Erdogan also reiterated the importance of Turkey’s “Blue Homeland” doctrine, describing it as a crucial concept not only at sea but one that Ankara plans to invoke “within our borders and in our territorial waters.” That doctrine, which asserts expansive Turkish maritime rights in the Aegean and Eastern Mediterranean, has unnerved Greece and Cyprus and has been a flashpoint inside NATO. His additional comment that the long‑standing casus belli question with Greece should not burden either public, and that Ankara wants to “sit down, talk and finish it,” offered a softer note but did not resolve fundamental disputes over islands and maritime zones.

For Turkish citizens and businesses, the stakes are practical: F‑35 access and new naval deals could mean jobs in aerospace and shipbuilding, deeper integration into Western supply chains and, indirectly, stronger deterrence in a volatile neighborhood.
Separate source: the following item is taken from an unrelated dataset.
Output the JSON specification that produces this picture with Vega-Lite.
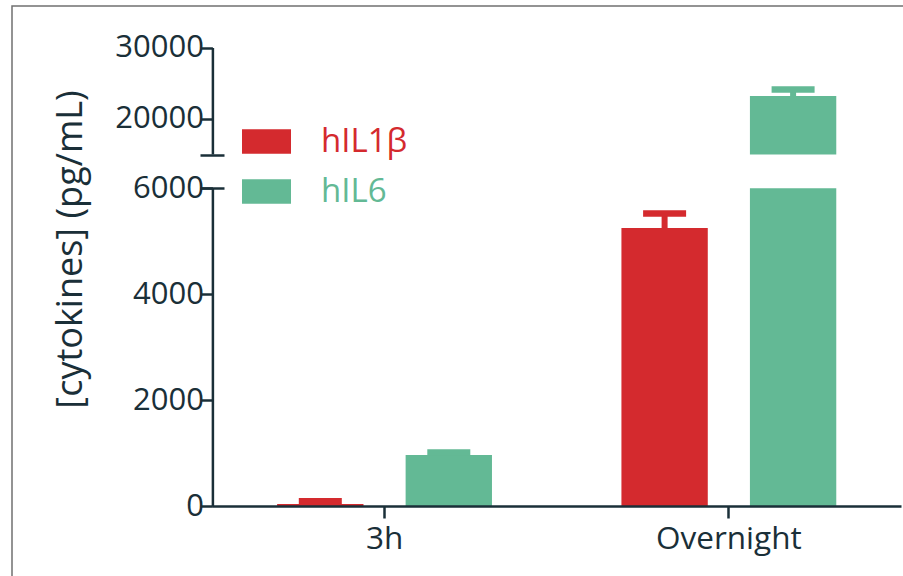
{
  "$schema": "https://vega.github.io/schema/vega-lite/v6.json",
  "autosize": {"type": "none"},
  "padding": {"left": 12, "top": 6, "right": 0, "bottom": 0},
  "width": 891,
  "height": 570,
  "background": "white",
  "config": {
    "view": {"stroke": null},
    "font": "Open Sans",
    "axis": {
      "labelFont": "Open Sans",
      "titleFont": "Open Sans",
      "labelColor": "#1a2f38",
      "titleColor": "#1a2f38",
      "domainColor": "#1a2f38",
      "tickColor": "#1a2f38",
      "grid": false,
      "domainWidth": 2.5,
      "tickWidth": 2.5,
      "domainCap": "butt"
    }
  },
  "datasets": {
    "bars": [
      {"time": "3h", "cytokine": "hIL1β", "mean": 40, "upper": 88},
      {"time": "3h", "cytokine": "hIL6", "mean": 965, "upper": 1010},
      {"time": "Overnight", "cytokine": "hIL1β", "mean": 5250, "upper": 5525},
      {"time": "Overnight", "cytokine": "hIL6", "mean": 23200, "upper": 24100}
    ],
    "gap": [{"from": 6000, "to": 15000}],
    "frame": [{"frame": 1}]
  },
  "resolve": {"scale": {"y": "shared"}, "axis": {"y": "independent"}},
  "layer": [
    {
      "data": {"name": "bars"},
      "mark": {"type": "bar"},
      "encoding": {
        "x": {
          "field": "time", "type": "nominal", "sort": ["3h", "Overnight"],
          "scale": {"range": [200.4, 889], "paddingInner": 0.376, "paddingOuter": 0.188},
          "axis": {"title": null, "labelAngle": 0, "labelFontSize": 31.5, "tickSize": 12, "labelPadding": 5, "offset": -70, "zindex": 1}
        },
        "xOffset": {
          "field": "cytokine", "type": "nominal", "sort": ["hIL1β", "hIL6"],
          "scale": {"paddingInner": 0.328, "paddingOuter": 0}
        },
        "y": {
          "field": "mean", "type": "quantitative",
          "scale": {"domain": [0, 6000, 15000, 30000], "range": [500, 182.3, 148.5, 41.5], "nice": false, "zero": false},
          "axis": {
            "orient": "left",
            "title": "[cytokines] (pg/mL)",
            "values": [0, 2000, 4000, 6000, 20000, 30000],
            "format": "d",
            "offset": -200.4,
            "domain": false,
            "tickSize": 12,
            "labelFontSize": 31,
            "labelPadding": -3,
            "titleFontSize": 36,
            "titleFontWeight": "normal",
            "titleX": -142,
            "titleY": 243,
            "titleAngle": 270,
            "titleAlign": "center",
            "titleBaseline": "middle",
            "zindex": 1
          }
        },
        "color": {
          "field": "cytokine", "type": "nominal",
          "scale": {"domain": ["hIL1β", "hIL6"], "range": ["#d42a2e", "#63b995"]},
          "legend": {
            "title": null,
            "orient": "none",
            "legendX": 230,
            "legendY": 111,
            "padding": 0,
            "symbolType": "M-1,-0.5H1V0.5H-1Z",
            "symbolSize": 2401,
            "symbolStrokeWidth": 0,
            "symbolOpacity": 1,
            "labelFont": "Open Sans",
            "labelFontSize": 33,
            "labelOffset": 30,
            "labelLimit": 300,
            "rowPadding": 8,
            "encode": {"labels": {"update": {"fill": {"scale": "color", "field": "value"}}}}
          }
        }
      }
    },
    {
      "data": {"name": "bars"},
      "mark": {"type": "rule", "strokeWidth": 6},
      "encoding": {
        "x": {"field": "time", "type": "nominal", "sort": ["3h", "Overnight"]},
        "xOffset": {"field": "cytokine", "type": "nominal", "sort": ["hIL1β", "hIL6"]},
        "y": {
          "field": "mean", "type": "quantitative",
          "axis": {"orient": "left", "offset": -200.4, "domain": true, "ticks": false, "labels": false, "title": null, "zindex": 0}
        },
        "y2": {"field": "upper"},
        "color": {"field": "cytokine", "type": "nominal"}
      }
    },
    {
      "data": {"name": "bars"},
      "mark": {"type": "tick", "thickness": 6.5, "size": 43, "opacity": 1},
      "encoding": {
        "x": {"field": "time", "type": "nominal", "sort": ["3h", "Overnight"]},
        "xOffset": {"field": "cytokine", "type": "nominal", "sort": ["hIL1β", "hIL6"]},
        "y": {"field": "upper", "type": "quantitative", "axis": null},
        "color": {"field": "cytokine", "type": "nominal"}
      }
    },
    {
      "data": {"name": "gap"},
      "mark": {"type": "rect", "color": "white"},
      "encoding": {
        "y": {
          "field": "from", "type": "quantitative",
          "axis": {"orient": "left", "values": [6000, 15000], "offset": -212, "tickSize": 24, "domain": false, "labels": false, "title": null, "zindex": 1}
        },
        "y2": {"field": "to"}
      }
    },
    {
      "data": {"name": "frame"},
      "mark": {"type": "rect", "filled": false, "color": "#707070", "strokeWidth": 1.5, "strokeDash": [891, 1461, 570, 50]},
      "encoding": {}
    }
  ]
}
Conversely, any misstep in managing the Hormuz crisis could drive up energy prices, threaten trade routes and pull Turkey into a confrontation it has little appetite for.

Within NATO, how Washington responds to Ankara’s requests will be read as a signal of where Turkey sits in the alliance’s hierarchy after years of turbulence. Green‑lighting F‑35 deliveries and major shipbuilding partnerships would suggest a strategic decision to lock Turkey more tightly in, betting that interdependence can manage disagreements. Holding back would reinforce perceptions in Ankara that Western partners see Turkey less as a core ally than as a problem to be managed.

The key milestones to watch are any formal U.S. moves to lift the F‑35 embargo, concrete contracts or memoranda on joint shipbuilding, and Turkey’s diplomatic posture if the U.S.–Iran confrontation around Hormuz worsens. Whether Erdogan can cash in his outreach for jets and deals, while keeping Turkey out of a Gulf war, will shape Ankara’s regional role for years.